An Ideal () is the third studio album by Chinese singer-songwriter Ronghao Li, released on January 22, 2016, by Warner Music Taiwan. The album contains 11 songs, with the album's total length being 53:04 minutes.

Information 
The following is the official comment on An Ideal's release: "Staying ordinary in an extraordinary world, with his (Ronghao Li) music, slowly disintegrating the veil of lies we've been wearing. They call it an ideal, something extraordinary, but at the same time ordinary. Even though stumbled over rocks and lost our ways in the mist, it doesn't mean it's over. Living in the day, living in the night, venturing through this metropolis, we all see things with our own way. But why not observe our world with Ronghao Li's perspective. See things in a new way. See loneliness in a new way. See sadness in a new way. In a brighter way.
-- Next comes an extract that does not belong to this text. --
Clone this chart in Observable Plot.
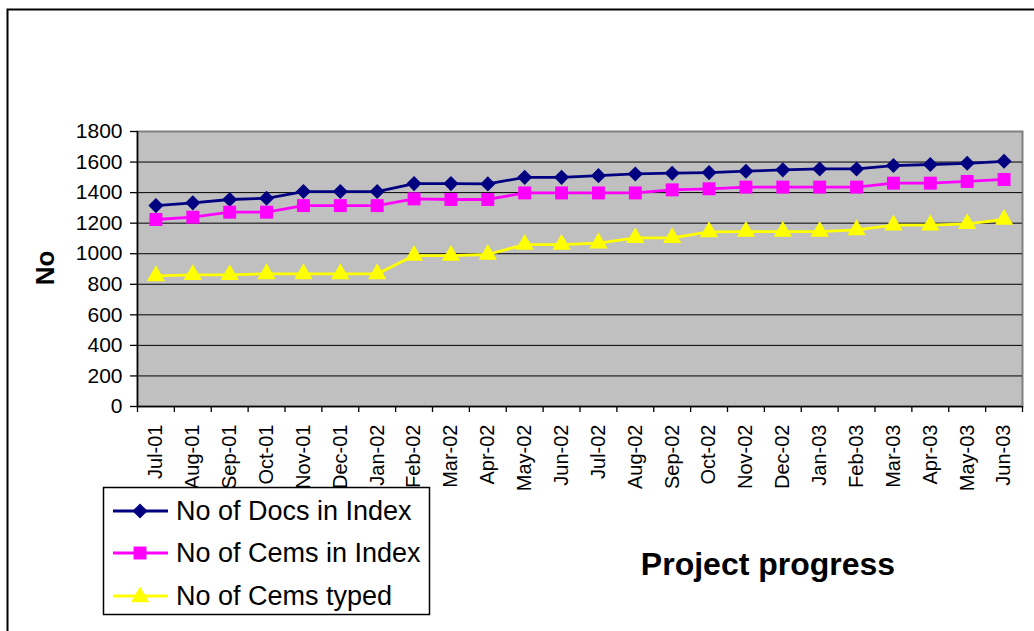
<!DOCTYPE html>
<html>
<head>
<meta charset="utf-8">
<script src="https://cdn.jsdelivr.net/npm/d3@7"></script>
<script src="https://cdn.jsdelivr.net/npm/@observablehq/plot@0.6"></script>
<style>
  html, body { margin: 0; padding: 0; background: #fff; }
  #chart { position: relative; width: 1034px; height: 631px; overflow: hidden; }
  svg { display: block; }
</style>
</head>
<body>
<div id="chart"></div>
<script>
const months = ["Jul-01","Aug-01","Sep-01","Oct-01","Nov-01","Dec-01","Jan-02","Feb-02","Mar-02","Apr-02","May-02","Jun-02","Jul-02","Aug-02","Sep-02","Oct-02","Nov-02","Dec-02","Jan-03","Feb-03","Mar-03","Apr-03","May-03","Jun-03"];
const docsInIndex = [1315,1333,1355,1363,1407,1407,1407,1459,1459,1457,1500,1500,1511,1522,1527,1531,1540,1549,1555,1555,1577,1584,1592,1605];
const cemsInIndex = [1224,1239,1272,1272,1315,1315,1315,1359,1355,1355,1398,1398,1398,1398,1418,1425,1436,1436,1436,1436,1462,1462,1473,1486];
const cemsTyped = [855,862,862,868,868,868,868,988,988,995,1060,1060,1069,1104,1104,1143,1145,1145,1145,1156,1187,1187,1196,1224];
const yTicks = [0,200,400,600,800,1000,1200,1400,1600,1800];
const seriesNames = ["No of Docs in Index","No of Cems in Index","No of Cems typed"];
const seriesColors = ["#000080","#ff00ff","#ffff00"];
const seriesSymbols = ["diamond2","square","triangle"];
const seriesR = [6.8, 7.3, 6.8];

const allSeries = [docsInIndex, cemsInIndex, cemsTyped];
const rows = allSeries.flatMap((vals, s) => vals.map((v, i) => ({i, v, s})));

const font = "'Liberation Sans', Arial, sans-serif";

const marks = [
  Plot.frame({fill: "#c0c0c0", stroke: "#808080", strokeWidth: 2}),
  Plot.ruleY(yTicks.filter(d => d > 0 && d < 1800), {stroke: "black", strokeWidth: 1}),
  Plot.axisY({ticks: yTicks, tickSize: 7, tickPadding: 8, tickFormat: d3.format("d"), label: null, fontSize: 21, strokeWidth: 1.3}),
  Plot.axisX({ticks: d3.range(-0.5, 24, 1), tickSize: 6, tickFormat: () => "", label: null, strokeWidth: 1.3}),
  Plot.axisX({ticks: d3.range(0, 24), tickSize: 0, tickPadding: 18, tickRotate: -90, tickFormat: i => months[i], label: null, fontSize: 20}),
  Plot.ruleX([-0.5], {stroke: "black", strokeWidth: 1.5}),
  Plot.ruleY([0], {stroke: "black", strokeWidth: 1.5})
];
allSeries.forEach((vals, s) => {
  const d = rows.filter(r => r.s === s);
  marks.push(Plot.line(d, {x: "i", y: "v", stroke: seriesColors[s], strokeWidth: 2.8}));
});
allSeries.forEach((vals, s) => {
  const d = rows.filter(r => r.s === s);
  marks.push(Plot.dot(d, {x: "i", y: "v", symbol: () => seriesSymbols[s], fill: seriesColors[s], stroke: "none", r: seriesR[s]}));
});

const chart = Plot.plot({
  width: 1034,
  height: 631,
  marginLeft: 137,
  marginRight: 12,
  marginTop: 131,
  marginBottom: 225,
  style: {fontFamily: font, fontSize: "20px", color: "black", background: "white"},
  x: {domain: [-0.5, 23.5]},
  y: {domain: [0, 1800]},
  symbol: {type: "identity"},
  marks
});
document.getElementById("chart").appendChild(chart);

const svg = d3.select(chart);
// outer chart border (cropped at right and bottom)
svg.append("rect").attr("x", 7.5).attr("y", 9.5).attr("width", 1040).attr("height", 640)
  .attr("fill", "none").attr("stroke", "black").attr("stroke-width", 2);

// y axis title
svg.append("text").attr("transform", "translate(54,268) rotate(-90)")
  .attr("text-anchor", "middle").attr("font-family", font).attr("font-weight", "bold")
  .attr("font-size", 26).attr("fill", "black").text("No");

// x axis title
svg.append("text").attr("x", 768).attr("y", 575)
  .attr("text-anchor", "middle").attr("font-family", font).attr("font-weight", "bold")
  .attr("font-size", 32).attr("fill", "black").text("Project progress");

// legend
const lg = svg.append("g");
lg.append("rect").attr("x", 103.5).attr("y", 487.5).attr("width", 326).attr("height", 127)
  .attr("fill", "white").attr("stroke", "black").attr("stroke-width", 1.5);
const rowY = [511, 553, 596];
seriesNames.forEach((name, s) => {
  const y = rowY[s];
  lg.append("line").attr("x1", 113).attr("x2", 168).attr("y1", y).attr("y2", y)
    .attr("stroke", seriesColors[s]).attr("stroke-width", 2.8);
  lg.append("path").attr("transform", `translate(140,${y + (s === 2 ? 1 : 0)})`)
    .attr("d", d3.symbol(s === 0 ? d3.symbolDiamond2 : s === 1 ? d3.symbolSquare : d3.symbolTriangle, Math.PI * seriesR[s] * seriesR[s])())
    .attr("fill", seriesColors[s]);
  lg.append("text").attr("x", 176).attr("y", y + 9).attr("text-anchor", "start").attr("font-family", font)
    .attr("font-size", 27).attr("fill", "black").text(name);
});
</script>
</body>
</html>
And sing our ideals."

Track listing

Critical reception 
An Ideal has average to positive reviews on Douban, which is the Chinese equivalent of IMDB, 6.6 out of 10, with 1669 critics and listeners, with most of them (33.5%) giving the album 3/5 stars. Most of the audience gave the album 1 to 3 stars whilst the critics gave the album 3-5 stars out of 5. Most of the critics commented on Ronghao Li's slight change of style, commenting "kind of disappointing", "lyrics sounds great, music sounds rushed", etc. Most of the audience thought that this album is "bland and boring". However, some critics praised Ronghao Li's change of style, and some thought that the album's quality is still very high. Most audiences and critics, however, came to a consensus that the overall quality has, in fact, fallen, compared to the previous albums.

Awards 
On 2016, April 15, Ronghao Li won the "Chinese Album of the Year" for his album "An Ideal".